Please stop streaming stuff that sucks. No one cares. No one's watching. And, just because you can do it doesn't mean you should. And, as hard as it may be to imagine, just because it happened to you doesn't make it interesting to us. You're constantly cluttering up the channels with your crap. And it seems like the spread of cheap video tools and technology isn't helping the situation--it's actually making it worse, because now every clown with a camera can be a digital media publisher. Technology used without talent is less than a tool--it's a tragedy. 

And even new innovations like Hyperlapse compression video, which can speed up and smooth out the video viewing (without the shakes and constant jumping around), can't fix the presentation problem. Because when you're watching a video of someone speaking (as opposed to watching, say, a road trip), there's no way to accelerate the accompanying audio without the person sounding like Mickey Mouse. Media (or technology) that gets in the way of communication is less than useless. 

UGC used to mean User Generated Content which contained--at least occasionally--some useful, meaningful and authentic material. Now, because of the glut of webcasts which companies are indiscriminately spewing out in massive amounts (and, frankly, podcasts aren't typically much better), it pretty much means Unwatchable Gratuitous Claptrap. 

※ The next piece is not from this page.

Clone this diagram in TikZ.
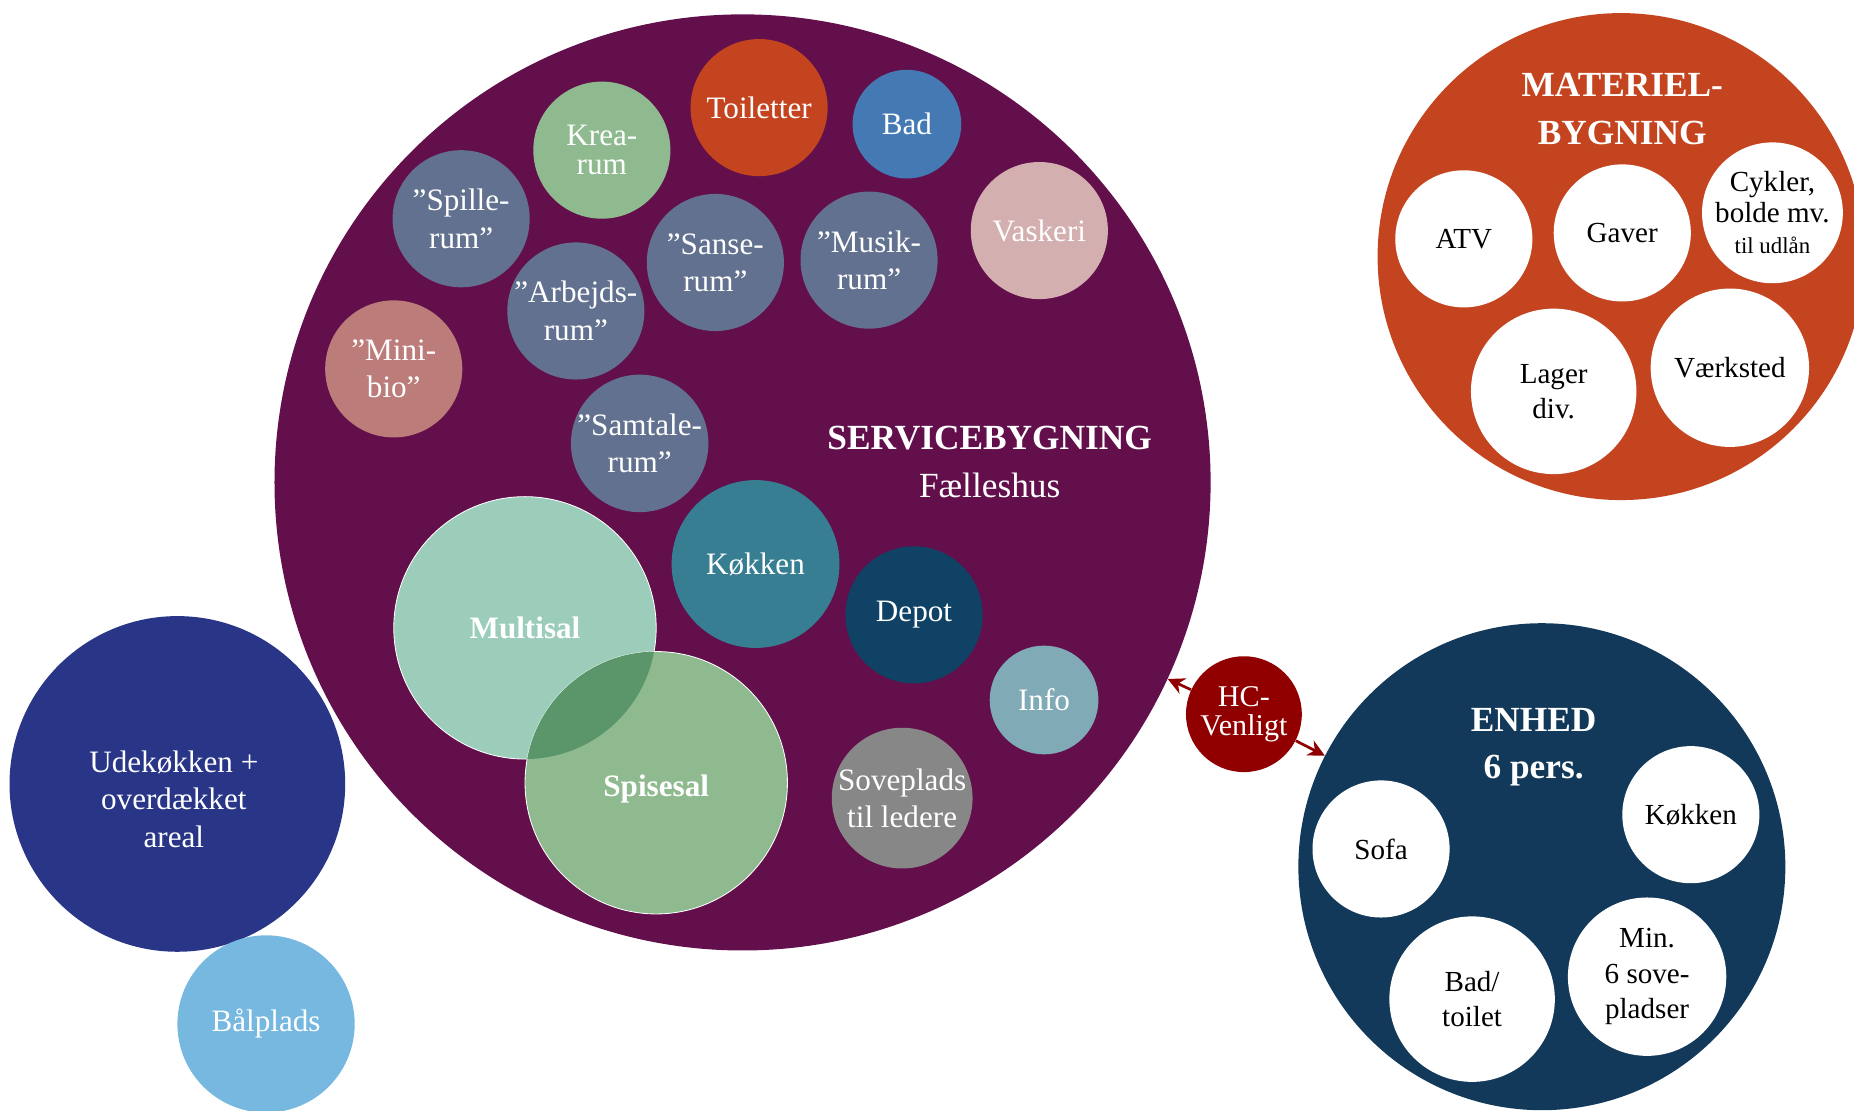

But it doesn't have to be that way. If the makers of these videos would only take a few minutes to put themselves in the viewer's shoes, this problem could be easily fixed. If we need help sleeping or want to be bored to death, there's always C-SPAN. And, as trite as it seems, we really do prefer quality over quantity--especially when you're asking us to commit our scarce time and--even more importantly--our attention to your offerings. It's not a volume game; it's all about choice and value. So next time you're getting ready to stream a talk or a panel or any other event, do us all a big favor and do these four critical things:

1. Get a producer/director

A video stream is NOT a show. Get a real producer/director (not a camera man--or, worse yet, a tripod) who actually knows that not everything that everyone does or says during a program is worth capturing for posterity, and who also knows the difference and can make intelligent choices. While you're at it, get a second camera and a switcher, and also (if there are slides or other presentation materials) get clean, legible digital copies of those materials as well. Incorporate the audience into the shoot. Make the visuals interesting and not static. And use the zoom so we don't feel throughout the show that we got some of the worst seats in the house.   

2. Get an editor  

The real value of these kinds of video-captured events isn't the few people who watch for a few minutes simultaneously online. They will generally get bored (or go blind) fairly quickly and bail out. If there's any lasting and archival value, it's in what use you make of the content after the fact. And to create intelligent, informative and useful content that someone will be willing to watch, you need an editor who knows the material, understands the goals, and can turn out the kind of product that you and your organization can be proud of. Vary the camera angles, intercut the slides, add some audience reactions, etc. It's not hard--it just takes some time and some thought. And it's a real talent also--not just something that people learn how to do. As Liz Taylor's seventh husband said: "I know what to do, but the challenge is to make it interesting." 

3. Give us the good stuff

Let the editor do his or her job. Cherry picking has gotten a bad name somehow, but we don't care to watch introductions that we can read, administrative announcements for the room (and we don't have to silence our cell phones), sponsor acknowledgments, or coming events calendars. Do you see where I'm going with this? Cut the crap and give us the beef--the good stuff--the 10 percent of the conversation that matters and from which we can learn something new. Content ultimately is cheap; wisdom is invaluable and worth watching.

4. Give us a break 

Fifteen minutes of anything today is a lifetime. We're starting to see seven second commercials for a reason. So decide early on what the outside time limit of your piece is going to be, and then hold your editor to delivering the best material he can within those constraints. The best people will tell you that constraints encourage more creativity rather than the opposite. Think highlights and high value rather than heavy lifting. And respect the target audience's time, above all. 

When the dust settles, you'll be sending out something that people will want to see. Don't let your media get in the way of your message.